===== Material =====

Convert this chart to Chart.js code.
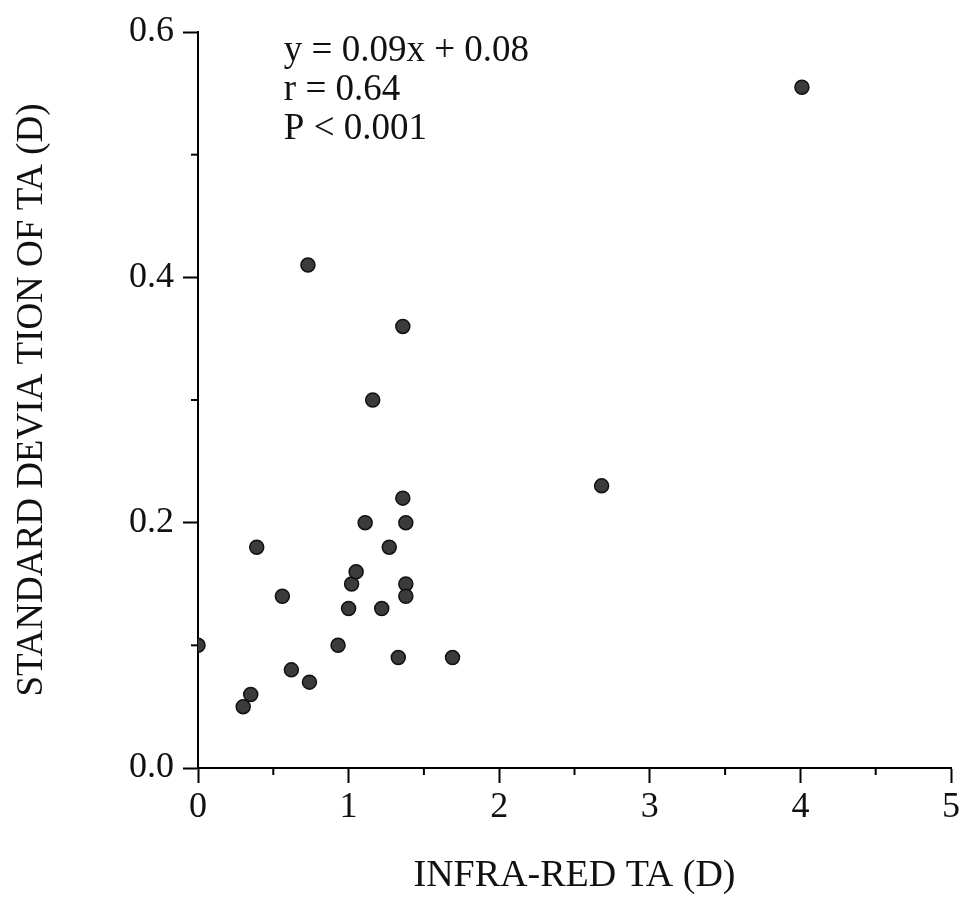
<!DOCTYPE html>
<html>
<head>
<meta charset="utf-8">
<script src="https://cdn.jsdelivr.net/npm/chart.js@4"></script>
<style>
  body { margin: 0; background: #fff; }
  #wrap { width: 963px; height: 921px; }
</style>
</head>
<body>
<div id="wrap"><canvas id="myChart"></canvas></div>
<script>
// infra-red TA (D) vs standard deviation of TA (D)
var irTA = [0.00, 0.30, 0.35, 0.39, 0.56, 0.62, 0.74, 0.73, 0.93, 1.00, 1.02, 1.05, 1.11, 1.16, 1.22, 1.27, 1.33, 1.36, 1.36, 1.38, 1.38, 1.38, 1.69, 2.68, 4.01];
var sdTA = [0.10, 0.05, 0.06, 0.18, 0.14, 0.08, 0.07, 0.41, 0.10, 0.13, 0.15, 0.16, 0.20, 0.30, 0.13, 0.18, 0.09, 0.36, 0.22, 0.20, 0.15, 0.14, 0.09, 0.23, 0.555];

var xTicks = [0, 1, 2, 3, 4, 5];
var yTicks = [0.0, 0.2, 0.4, 0.6];
var statLines = ["y = 0.09x + 0.08", "r = 0.64", "P < 0.001"];

var serif = "'Liberation Serif', 'DejaVu Serif', serif";

var points = [];
for (let i = 0; i < irTA.length; i++) {
  points.push({x: irTA[i], y: sdTA[i]});
}

function isMajor(list, v) {
  return list.some(function (t) { return Math.abs(t - v) < 1e-6; });
}

// short minor ticks + stats text
var extras = {
  id: "extras",
  afterDraw: function (chart) {
    var ctx = chart.ctx;
    var xs = chart.scales.x, ys = chart.scales.y;
    ctx.save();
    ctx.strokeStyle = "#000";
    ctx.lineWidth = 2;
    for (let v = 0.5; v < 5; v += 1) {
      var px = xs.getPixelForValue(v);
      ctx.beginPath();
      ctx.moveTo(px, ys.bottom);
      ctx.lineTo(px, ys.bottom + 7);
      ctx.stroke();
    }
    for (let v = 0.1; v < 0.6; v += 0.2) {
      var py = ys.getPixelForValue(v);
      ctx.beginPath();
      ctx.moveTo(xs.left, py);
      ctx.lineTo(xs.left - 7, py);
      ctx.stroke();
    }
    ctx.fillStyle = "#111";
    ctx.font = "37px " + serif;
    ctx.textBaseline = "middle";
    ctx.textAlign = "left";
    var tx = xs.getPixelForValue(0.57);
    for (let i = 0; i < statLines.length; i++) {
      ctx.fillText(statLines[i], tx, ys.top + 19 + i * 39);
    }
    ctx.restore();
  }
};

new Chart("myChart", {
  type: "scatter",
  data: {
    datasets: [{
      data: points,
      pointRadius: 7,
      pointHoverRadius: 7,
      backgroundColor: "#3b3b3b",
      borderColor: "#111",
      borderWidth: 1.5
    }]
  },
  options: {
    responsive: true,
    maintainAspectRatio: false,
    animation: false,
    events: [],
    layout: {padding: {left: 0, right: 0, top: 32, bottom: 0}},
    plugins: {
      legend: {display: false},
      tooltip: {enabled: false}
    },
    scales: {
      x: {
        type: "linear",
        min: 0,
        max: 5,
        afterFit: function (s) { s.height = 153; },
        border: {display: true, color: "#000", width: 2},
        grid: {
          drawOnChartArea: false,
          drawTicks: true,
          tickLength: 15,
          tickWidth: 2,
          tickColor: "#000"
        },
        ticks: {
          stepSize: 1,
          padding: 3,
          color: "#111",
          font: {family: serif, size: 36},
          maxRotation: 0,
          callback: function (v) { return isMajor(xTicks, v) ? String(v) : ""; }
        },
        title: {
          display: true,
          text: "INFRA-RED TA (D)",
          color: "#111",
          font: {family: serif, size: 38},
          padding: {top: 0, bottom: 22}
        }
      },
      y: {
        type: "linear",
        min: 0,
        max: 0.6,
        afterFit: function (s) { s.width = 198; },
        border: {display: true, color: "#000", width: 2},
        grid: {
          drawOnChartArea: false,
          drawTicks: true,
          tickLength: 15,
          tickWidth: 2,
          tickColor: "#000"
        },
        ticks: {
          stepSize: 0.2,
          padding: 9,
          color: "#111",
          font: {family: serif, size: 36},
          callback: function (v) { return isMajor(yTicks, v) ? v.toFixed(1) : ""; }
        },
        title: {
          display: true,
          text: "STANDARD DEVIA TION OF TA (D)",
          color: "#111",
          font: {family: serif, size: 37},
          padding: {top: 10, bottom: 0}
        }
      }
    }
  },
  plugins: [extras]
});
</script>
</body>
</html>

=====

- **What you have to do**
Leave out any pictures and return exactly the lines from the beginning of the data through the line with "0.09, 0.23, 0.555];", inclusive.

- **Output for this exercise**
Convert this chart to Chart.js code.
<!DOCTYPE html>
<html>
<head>
<meta charset="utf-8">
<script src="https://cdn.jsdelivr.net/npm/chart.js@4"></script>
<style>
  body { margin: 0; background: #fff; }
  #wrap { width: 963px; height: 921px; }
</style>
</head>
<body>
<div id="wrap"><canvas id="myChart"></canvas></div>
<script>
// infra-red TA (D) vs standard deviation of TA (D)
var irTA = [0.00, 0.30, 0.35, 0.39, 0.56, 0.62, 0.74, 0.73, 0.93, 1.00, 1.02, 1.05, 1.11, 1.16, 1.22, 1.27, 1.33, 1.36, 1.36, 1.38, 1.38, 1.38, 1.69, 2.68, 4.01];
var sdTA = [0.10, 0.05, 0.06, 0.18, 0.14, 0.08, 0.07, 0.41, 0.10, 0.13, 0.15, 0.16, 0.20, 0.30, 0.13, 0.18, 0.09, 0.36, 0.22, 0.20, 0.15, 0.14, 0.09, 0.23, 0.555];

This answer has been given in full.